::: MATERIAL TO PROCESS :::

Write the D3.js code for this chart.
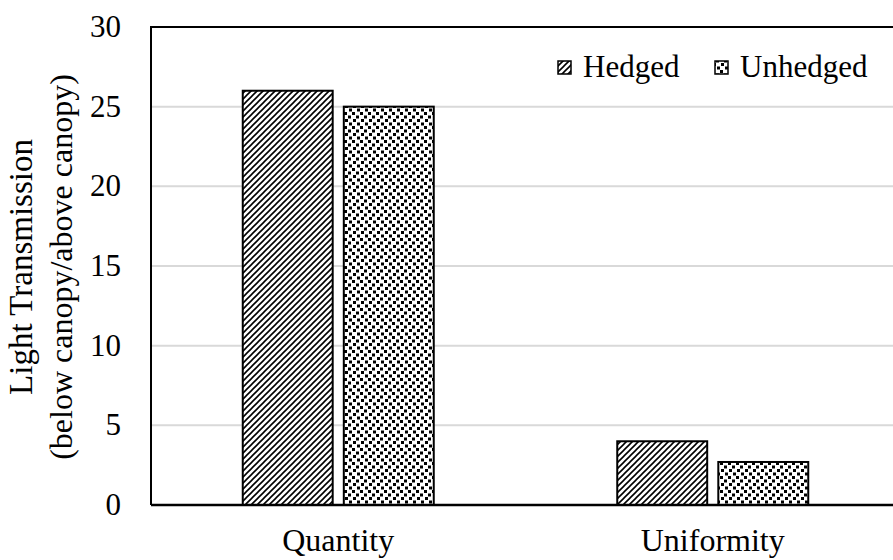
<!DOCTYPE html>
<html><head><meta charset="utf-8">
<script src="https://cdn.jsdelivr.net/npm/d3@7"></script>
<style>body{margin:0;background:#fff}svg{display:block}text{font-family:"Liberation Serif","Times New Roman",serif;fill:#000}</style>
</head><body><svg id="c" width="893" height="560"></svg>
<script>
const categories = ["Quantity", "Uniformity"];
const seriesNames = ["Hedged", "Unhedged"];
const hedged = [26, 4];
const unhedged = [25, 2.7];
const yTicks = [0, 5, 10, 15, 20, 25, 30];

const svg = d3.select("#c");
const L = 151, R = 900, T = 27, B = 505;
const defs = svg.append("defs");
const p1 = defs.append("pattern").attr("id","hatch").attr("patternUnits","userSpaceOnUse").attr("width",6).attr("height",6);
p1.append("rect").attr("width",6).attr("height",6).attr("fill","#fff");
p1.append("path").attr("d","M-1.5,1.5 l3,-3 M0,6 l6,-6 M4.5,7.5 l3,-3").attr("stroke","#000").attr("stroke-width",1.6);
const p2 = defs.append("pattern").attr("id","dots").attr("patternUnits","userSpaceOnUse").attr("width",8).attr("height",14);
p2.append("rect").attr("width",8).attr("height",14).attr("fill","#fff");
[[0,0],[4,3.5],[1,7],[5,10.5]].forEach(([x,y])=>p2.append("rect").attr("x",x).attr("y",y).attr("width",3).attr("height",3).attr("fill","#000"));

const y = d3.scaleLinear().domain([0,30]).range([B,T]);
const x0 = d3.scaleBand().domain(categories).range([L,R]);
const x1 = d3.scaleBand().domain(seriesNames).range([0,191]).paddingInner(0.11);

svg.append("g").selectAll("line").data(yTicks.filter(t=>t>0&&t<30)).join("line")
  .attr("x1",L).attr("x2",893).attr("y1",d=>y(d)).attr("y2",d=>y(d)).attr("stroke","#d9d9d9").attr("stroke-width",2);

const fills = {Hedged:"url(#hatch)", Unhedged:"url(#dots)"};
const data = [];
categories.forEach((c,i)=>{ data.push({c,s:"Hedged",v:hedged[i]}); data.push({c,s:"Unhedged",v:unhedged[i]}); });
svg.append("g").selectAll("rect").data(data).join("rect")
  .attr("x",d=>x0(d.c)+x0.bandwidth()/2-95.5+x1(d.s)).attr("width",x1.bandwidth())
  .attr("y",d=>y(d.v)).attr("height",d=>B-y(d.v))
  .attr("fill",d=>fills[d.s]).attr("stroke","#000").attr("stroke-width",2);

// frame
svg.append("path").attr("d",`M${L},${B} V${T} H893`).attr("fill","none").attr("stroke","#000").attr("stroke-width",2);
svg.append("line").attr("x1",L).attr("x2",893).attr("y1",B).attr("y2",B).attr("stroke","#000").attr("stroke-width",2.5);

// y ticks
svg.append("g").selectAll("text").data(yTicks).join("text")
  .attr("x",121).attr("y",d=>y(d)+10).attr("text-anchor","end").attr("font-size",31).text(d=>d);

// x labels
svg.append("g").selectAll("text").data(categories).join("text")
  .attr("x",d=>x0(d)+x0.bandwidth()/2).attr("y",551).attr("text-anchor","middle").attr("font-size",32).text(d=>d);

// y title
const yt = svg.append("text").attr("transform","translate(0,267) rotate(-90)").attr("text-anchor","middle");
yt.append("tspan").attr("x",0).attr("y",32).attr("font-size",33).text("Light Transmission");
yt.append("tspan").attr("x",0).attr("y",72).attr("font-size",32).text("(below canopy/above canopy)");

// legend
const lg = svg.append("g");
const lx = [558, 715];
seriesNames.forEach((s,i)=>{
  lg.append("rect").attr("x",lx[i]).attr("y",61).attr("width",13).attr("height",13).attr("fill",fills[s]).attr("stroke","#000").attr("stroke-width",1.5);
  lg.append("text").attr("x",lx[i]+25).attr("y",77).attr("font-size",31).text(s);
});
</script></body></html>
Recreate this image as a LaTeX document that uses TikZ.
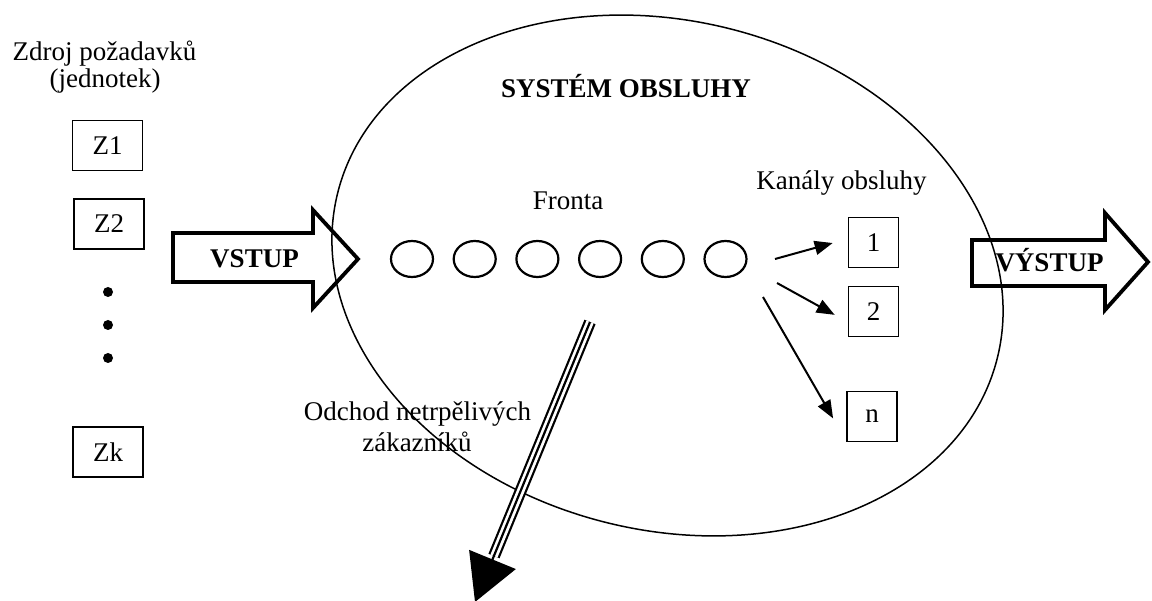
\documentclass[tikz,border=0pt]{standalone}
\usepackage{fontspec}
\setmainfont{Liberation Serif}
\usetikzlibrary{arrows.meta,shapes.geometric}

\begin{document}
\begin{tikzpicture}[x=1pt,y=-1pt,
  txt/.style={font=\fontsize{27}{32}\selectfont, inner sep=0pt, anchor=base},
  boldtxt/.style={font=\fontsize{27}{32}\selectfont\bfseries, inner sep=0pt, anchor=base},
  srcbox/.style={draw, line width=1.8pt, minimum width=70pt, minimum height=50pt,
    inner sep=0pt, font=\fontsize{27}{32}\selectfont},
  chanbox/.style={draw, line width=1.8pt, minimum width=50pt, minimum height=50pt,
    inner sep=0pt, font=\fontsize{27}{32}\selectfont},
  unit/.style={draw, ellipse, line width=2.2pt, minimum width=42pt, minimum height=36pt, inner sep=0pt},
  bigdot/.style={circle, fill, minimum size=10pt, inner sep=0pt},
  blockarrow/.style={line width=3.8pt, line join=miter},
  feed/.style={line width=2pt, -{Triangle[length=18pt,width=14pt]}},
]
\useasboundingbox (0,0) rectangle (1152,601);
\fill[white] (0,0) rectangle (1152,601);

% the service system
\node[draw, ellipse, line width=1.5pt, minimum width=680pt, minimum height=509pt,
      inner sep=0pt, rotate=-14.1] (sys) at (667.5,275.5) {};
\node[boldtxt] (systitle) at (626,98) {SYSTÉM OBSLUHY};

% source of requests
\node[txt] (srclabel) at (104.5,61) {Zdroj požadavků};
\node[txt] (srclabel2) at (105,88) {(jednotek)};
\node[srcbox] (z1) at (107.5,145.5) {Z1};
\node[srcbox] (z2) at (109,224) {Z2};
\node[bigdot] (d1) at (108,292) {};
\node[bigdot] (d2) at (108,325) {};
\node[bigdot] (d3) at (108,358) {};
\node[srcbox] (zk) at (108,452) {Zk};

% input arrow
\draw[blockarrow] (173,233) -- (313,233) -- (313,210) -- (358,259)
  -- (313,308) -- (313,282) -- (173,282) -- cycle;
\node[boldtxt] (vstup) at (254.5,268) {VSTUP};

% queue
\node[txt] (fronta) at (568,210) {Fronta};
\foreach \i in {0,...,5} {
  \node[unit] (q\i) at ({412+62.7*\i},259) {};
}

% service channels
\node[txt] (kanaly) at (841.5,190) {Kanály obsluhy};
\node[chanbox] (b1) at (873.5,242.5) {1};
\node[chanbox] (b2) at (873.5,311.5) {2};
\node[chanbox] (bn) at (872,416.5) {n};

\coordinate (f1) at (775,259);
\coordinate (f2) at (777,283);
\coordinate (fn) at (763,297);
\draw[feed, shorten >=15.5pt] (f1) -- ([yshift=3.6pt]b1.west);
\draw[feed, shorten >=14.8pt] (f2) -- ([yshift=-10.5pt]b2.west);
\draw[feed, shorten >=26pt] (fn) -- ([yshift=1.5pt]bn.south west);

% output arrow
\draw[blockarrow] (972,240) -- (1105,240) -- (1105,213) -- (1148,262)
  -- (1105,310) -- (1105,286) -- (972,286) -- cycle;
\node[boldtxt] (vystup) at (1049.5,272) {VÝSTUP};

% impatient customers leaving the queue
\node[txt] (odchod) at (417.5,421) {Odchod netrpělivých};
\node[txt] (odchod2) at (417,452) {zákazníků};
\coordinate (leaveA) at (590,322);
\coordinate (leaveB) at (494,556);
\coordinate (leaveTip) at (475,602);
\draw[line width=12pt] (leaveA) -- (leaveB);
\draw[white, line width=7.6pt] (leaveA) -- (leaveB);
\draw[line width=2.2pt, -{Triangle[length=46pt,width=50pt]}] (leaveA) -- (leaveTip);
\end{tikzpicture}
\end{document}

:::

Drop the pictures and reproduce the rest of the entries above exactly.

▶ _SOLUTION BELOW_:
Write the D3.js code for this chart.
<!DOCTYPE html>
<html><head><meta charset="utf-8">
<script src="https://cdn.jsdelivr.net/npm/d3@7"></script>
<style>body{margin:0;background:#fff}svg{display:block}text{font-family:"Liberation Serif","Times New Roman",serif;fill:#000}</style>
</head><body><svg id="c" width="893" height="560"></svg>
<script>
const categories = ["Quantity", "Uniformity"];
const seriesNames = ["Hedged", "Unhedged"];
const hedged = [26, 4];
const unhedged = [25, 2.7];
const yTicks = [0, 5, 10, 15, 20, 25, 30];

const svg = d3.select("#c");
const L = 151, R = 900, T = 27, B = 505;
const defs = svg.append("defs");
const p1 = defs.append("pattern").attr("id","hatch").attr("patternUnits","userSpaceOnUse").attr("width",6).attr("height",6);
p1.append("rect").attr("width",6).attr("height",6).attr("fill","#fff");
p1.append("path").attr("d","M-1.5,1.5 l3,-3 M0,6 l6,-6 M4.5,7.5 l3,-3").attr("stroke","#000").attr("stroke-width",1.6);
const p2 = defs.append("pattern").attr("id","dots").attr("patternUnits","userSpaceOnUse").attr("width",8).attr("height",14);
p2.append("rect").attr("width",8).attr("height",14).attr("fill","#fff");
[[0,0],[4,3.5],[1,7],[5,10.5]].forEach(([x,y])=>p2.append("rect").attr("x",x).attr("y",y).attr("width",3).attr("height",3).attr("fill","#000"));

const y = d3.scaleLinear().domain([0,30]).range([B,T]);
const x0 = d3.scaleBand().domain(categories).range([L,R]);
const x1 = d3.scaleBand().domain(seriesNames).range([0,191]).paddingInner(0.11);

svg.append("g").selectAll("line").data(yTicks.filter(t=>t>0&&t<30)).join("line")
  .attr("x1",L).attr("x2",893).attr("y1",d=>y(d)).attr("y2",d=>y(d)).attr("stroke","#d9d9d9").attr("stroke-width",2);

const fills = {Hedged:"url(#hatch)", Unhedged:"url(#dots)"};
const data = [];
categories.forEach((c,i)=>{ data.push({c,s:"Hedged",v:hedged[i]}); data.push({c,s:"Unhedged",v:unhedged[i]}); });
svg.append("g").selectAll("rect").data(data).join("rect")
  .attr("x",d=>x0(d.c)+x0.bandwidth()/2-95.5+x1(d.s)).attr("width",x1.bandwidth())
  .attr("y",d=>y(d.v)).attr("height",d=>B-y(d.v))
  .attr("fill",d=>fills[d.s]).attr("stroke","#000").attr("stroke-width",2);

// frame
svg.append("path").attr("d",`M${L},${B} V${T} H893`).attr("fill","none").attr("stroke","#000").attr("stroke-width",2);
svg.append("line").attr("x1",L).attr("x2",893).attr("y1",B).attr("y2",B).attr("stroke","#000").attr("stroke-width",2.5);

// y ticks
svg.append("g").selectAll("text").data(yTicks).join("text")
  .attr("x",121).attr("y",d=>y(d)+10).attr("text-anchor","end").attr("font-size",31).text(d=>d);

// x labels
svg.append("g").selectAll("text").data(categories).join("text")
  .attr("x",d=>x0(d)+x0.bandwidth()/2).attr("y",551).attr("text-anchor","middle").attr("font-size",32).text(d=>d);

// y title
const yt = svg.append("text").attr("transform","translate(0,267) rotate(-90)").attr("text-anchor","middle");
yt.append("tspan").attr("x",0).attr("y",32).attr("font-size",33).text("Light Transmission");
yt.append("tspan").attr("x",0).attr("y",72).attr("font-size",32).text("(below canopy/above canopy)");

// legend
const lg = svg.append("g");
const lx = [558, 715];
seriesNames.forEach((s,i)=>{
  lg.append("rect").attr("x",lx[i]).attr("y",61).attr("width",13).attr("height",13).attr("fill",fills[s]).attr("stroke","#000").attr("stroke-width",1.5);
  lg.append("text").attr("x",lx[i]+25).attr("y",77).attr("font-size",31).text(s);
});
</script></body></html>
Recreate this image as a LaTeX document that uses TikZ.
\documentclass[tikz,border=0pt]{standalone}
\usepackage{fontspec}
\setmainfont{Liberation Serif}
\usetikzlibrary{arrows.meta,shapes.geometric}

\begin{document}
\begin{tikzpicture}[x=1pt,y=-1pt,
  txt/.style={font=\fontsize{27}{32}\selectfont, inner sep=0pt, anchor=base},
  boldtxt/.style={font=\fontsize{27}{32}\selectfont\bfseries, inner sep=0pt, anchor=base},
  srcbox/.style={draw, line width=1.8pt, minimum width=70pt, minimum height=50pt,
    inner sep=0pt, font=\fontsize{27}{32}\selectfont},
  chanbox/.style={draw, line width=1.8pt, minimum width=50pt, minimum height=50pt,
    inner sep=0pt, font=\fontsize{27}{32}\selectfont},
  unit/.style={draw, ellipse, line width=2.2pt, minimum width=42pt, minimum height=36pt, inner sep=0pt},
  bigdot/.style={circle, fill, minimum size=10pt, inner sep=0pt},
  blockarrow/.style={line width=3.8pt, line join=miter},
  feed/.style={line width=2pt, -{Triangle[length=18pt,width=14pt]}},
]
\useasboundingbox (0,0) rectangle (1152,601);
\fill[white] (0,0) rectangle (1152,601);

% the service system
\node[draw, ellipse, line width=1.5pt, minimum width=680pt, minimum height=509pt,
      inner sep=0pt, rotate=-14.1] (sys) at (667.5,275.5) {};
\node[boldtxt] (systitle) at (626,98) {SYSTÉM OBSLUHY};

% source of requests
\node[txt] (srclabel) at (104.5,61) {Zdroj požadavků};
\node[txt] (srclabel2) at (105,88) {(jednotek)};
\node[srcbox] (z1) at (107.5,145.5) {Z1};
\node[srcbox] (z2) at (109,224) {Z2};
\node[bigdot] (d1) at (108,292) {};
\node[bigdot] (d2) at (108,325) {};
\node[bigdot] (d3) at (108,358) {};
\node[srcbox] (zk) at (108,452) {Zk};

% input arrow
\draw[blockarrow] (173,233) -- (313,233) -- (313,210) -- (358,259)
  -- (313,308) -- (313,282) -- (173,282) -- cycle;
\node[boldtxt] (vstup) at (254.5,268) {VSTUP};

% queue
\node[txt] (fronta) at (568,210) {Fronta};
\foreach \i in {0,...,5} {
  \node[unit] (q\i) at ({412+62.7*\i},259) {};
}

% service channels
\node[txt] (kanaly) at (841.5,190) {Kanály obsluhy};
\node[chanbox] (b1) at (873.5,242.5) {1};
\node[chanbox] (b2) at (873.5,311.5) {2};
\node[chanbox] (bn) at (872,416.5) {n};

\coordinate (f1) at (775,259);
\coordinate (f2) at (777,283);
\coordinate (fn) at (763,297);
\draw[feed, shorten >=15.5pt] (f1) -- ([yshift=3.6pt]b1.west);
\draw[feed, shorten >=14.8pt] (f2) -- ([yshift=-10.5pt]b2.west);
\draw[feed, shorten >=26pt] (fn) -- ([yshift=1.5pt]bn.south west);

% output arrow
\draw[blockarrow] (972,240) -- (1105,240) -- (1105,213) -- (1148,262)
  -- (1105,310) -- (1105,286) -- (972,286) -- cycle;
\node[boldtxt] (vystup) at (1049.5,272) {VÝSTUP};

% impatient customers leaving the queue
\node[txt] (odchod) at (417.5,421) {Odchod netrpělivých};
\node[txt] (odchod2) at (417,452) {zákazníků};
\coordinate (leaveA) at (590,322);
\coordinate (leaveB) at (494,556);
\coordinate (leaveTip) at (475,602);
\draw[line width=12pt] (leaveA) -- (leaveB);
\draw[white, line width=7.6pt] (leaveA) -- (leaveB);
\draw[line width=2.2pt, -{Triangle[length=46pt,width=50pt]}] (leaveA) -- (leaveTip);
\end{tikzpicture}
\end{document}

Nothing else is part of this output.